While Thomson's music for The River is well known, the Otto Luening works herein are not. These days Luening is remembered as a pioneer of electronic music, but these orchestral pieces have little to do with those works. The Prelude on a Hymn Tune makes use of source material from William Billings, an early American composer. It was common for composers in the first half of the 20th century to base a work on a theme by composer of an earlier day. Luening pointedly made use of a theme by an American composer. The other works on the record, Two Symphonic Interludes, are from 1935. (I believe the Prelude is from the same period.) All this music is accessible and accomplished, but not memorable in the way that Thomson's work is.

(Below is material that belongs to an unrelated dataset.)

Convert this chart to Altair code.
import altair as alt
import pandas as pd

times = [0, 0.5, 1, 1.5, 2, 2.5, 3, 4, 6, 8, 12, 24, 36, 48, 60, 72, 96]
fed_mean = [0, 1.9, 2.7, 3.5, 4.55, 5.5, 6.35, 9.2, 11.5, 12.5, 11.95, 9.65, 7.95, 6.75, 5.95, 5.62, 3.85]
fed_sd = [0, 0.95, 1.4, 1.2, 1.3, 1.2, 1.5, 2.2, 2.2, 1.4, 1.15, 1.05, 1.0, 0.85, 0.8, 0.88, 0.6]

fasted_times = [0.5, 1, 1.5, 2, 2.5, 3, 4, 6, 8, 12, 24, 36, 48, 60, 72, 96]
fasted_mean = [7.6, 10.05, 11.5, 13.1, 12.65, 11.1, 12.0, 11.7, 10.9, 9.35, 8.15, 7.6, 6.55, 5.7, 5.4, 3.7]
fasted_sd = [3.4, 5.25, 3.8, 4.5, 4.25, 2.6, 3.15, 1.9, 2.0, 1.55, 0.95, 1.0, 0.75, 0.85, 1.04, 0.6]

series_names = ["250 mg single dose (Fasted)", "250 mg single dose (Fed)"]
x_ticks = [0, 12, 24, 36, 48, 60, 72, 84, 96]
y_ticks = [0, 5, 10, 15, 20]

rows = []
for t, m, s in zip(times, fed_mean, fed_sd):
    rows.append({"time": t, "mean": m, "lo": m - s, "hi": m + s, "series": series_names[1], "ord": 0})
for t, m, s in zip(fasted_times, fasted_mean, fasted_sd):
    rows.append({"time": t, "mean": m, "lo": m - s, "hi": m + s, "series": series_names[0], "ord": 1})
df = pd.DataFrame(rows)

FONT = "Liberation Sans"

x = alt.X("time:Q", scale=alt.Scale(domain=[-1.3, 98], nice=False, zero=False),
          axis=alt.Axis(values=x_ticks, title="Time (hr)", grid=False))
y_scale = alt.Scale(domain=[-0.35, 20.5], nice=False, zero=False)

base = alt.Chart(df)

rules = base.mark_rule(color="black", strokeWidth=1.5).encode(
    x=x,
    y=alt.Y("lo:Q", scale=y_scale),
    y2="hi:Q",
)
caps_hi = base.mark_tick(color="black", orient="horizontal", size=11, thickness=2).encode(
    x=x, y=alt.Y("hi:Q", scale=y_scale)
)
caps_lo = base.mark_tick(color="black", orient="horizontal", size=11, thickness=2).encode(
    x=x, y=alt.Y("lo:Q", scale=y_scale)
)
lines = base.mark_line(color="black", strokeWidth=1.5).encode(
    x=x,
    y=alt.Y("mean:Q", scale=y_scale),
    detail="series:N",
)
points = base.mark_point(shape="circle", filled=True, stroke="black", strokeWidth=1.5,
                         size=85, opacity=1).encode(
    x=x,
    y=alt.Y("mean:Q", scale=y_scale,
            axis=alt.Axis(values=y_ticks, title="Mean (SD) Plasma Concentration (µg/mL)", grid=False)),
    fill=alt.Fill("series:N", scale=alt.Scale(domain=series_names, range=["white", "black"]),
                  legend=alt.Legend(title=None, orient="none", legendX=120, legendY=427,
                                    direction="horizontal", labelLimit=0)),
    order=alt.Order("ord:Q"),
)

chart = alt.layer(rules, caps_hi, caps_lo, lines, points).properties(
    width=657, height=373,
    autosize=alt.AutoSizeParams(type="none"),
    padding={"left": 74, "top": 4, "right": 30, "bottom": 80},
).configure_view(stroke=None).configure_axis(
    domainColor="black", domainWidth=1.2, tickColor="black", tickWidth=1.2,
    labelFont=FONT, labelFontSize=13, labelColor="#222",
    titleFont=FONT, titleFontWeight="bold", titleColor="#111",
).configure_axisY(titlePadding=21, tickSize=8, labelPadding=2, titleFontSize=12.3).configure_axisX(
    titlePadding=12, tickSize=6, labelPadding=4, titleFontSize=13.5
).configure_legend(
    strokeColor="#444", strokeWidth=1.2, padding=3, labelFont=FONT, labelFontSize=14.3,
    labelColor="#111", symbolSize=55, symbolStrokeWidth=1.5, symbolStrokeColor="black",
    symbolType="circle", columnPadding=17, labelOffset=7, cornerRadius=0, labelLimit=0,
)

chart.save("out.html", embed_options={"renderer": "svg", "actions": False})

These performances were recorded in 1953. The "American Recording Society Orchestra" was a Viennese group, probably the Vienna Symphony, and they play the music convincingly. The Thomson is conducted by Walter Hendl, mostly known among record collectors as an accompanist, and the Luening works are led by Dean Dixon, the interesting American conductor who mostly worked in Europe. My friend Fred of the blog Random Classics has been on a one-man crusade to get more notice and recognition for Dixon, so this post goes out to him. Also in the download is a 1952 article on Dixon from The Critic, an NAACP publication.

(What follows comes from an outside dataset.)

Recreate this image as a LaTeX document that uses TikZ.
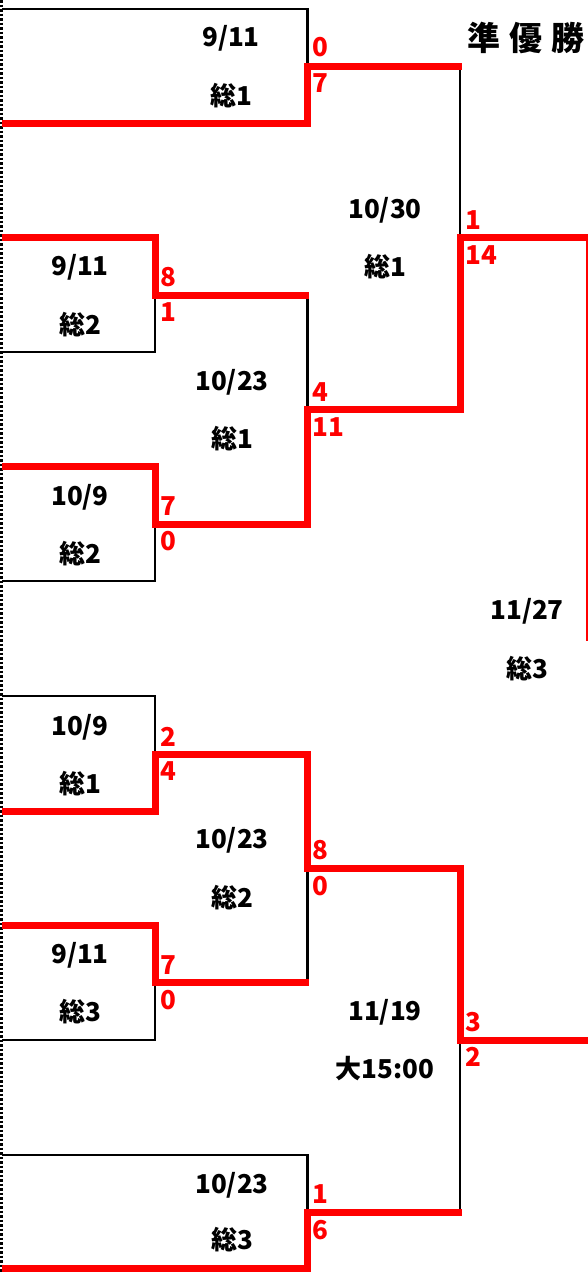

As mentioned above, the American Recording Society was a non-profit. It was established in 1951, with the works to be chosen by an advisory board that included Luening. The ARS was a record club of sorts; after you signed up, each month you would be offered a new recording. The Society advertised heavily in magazines; the ad below (click to enlarge) is from the January 7, 1952 issue of Life. I think I have that Piston second symphony recording around here somewhere.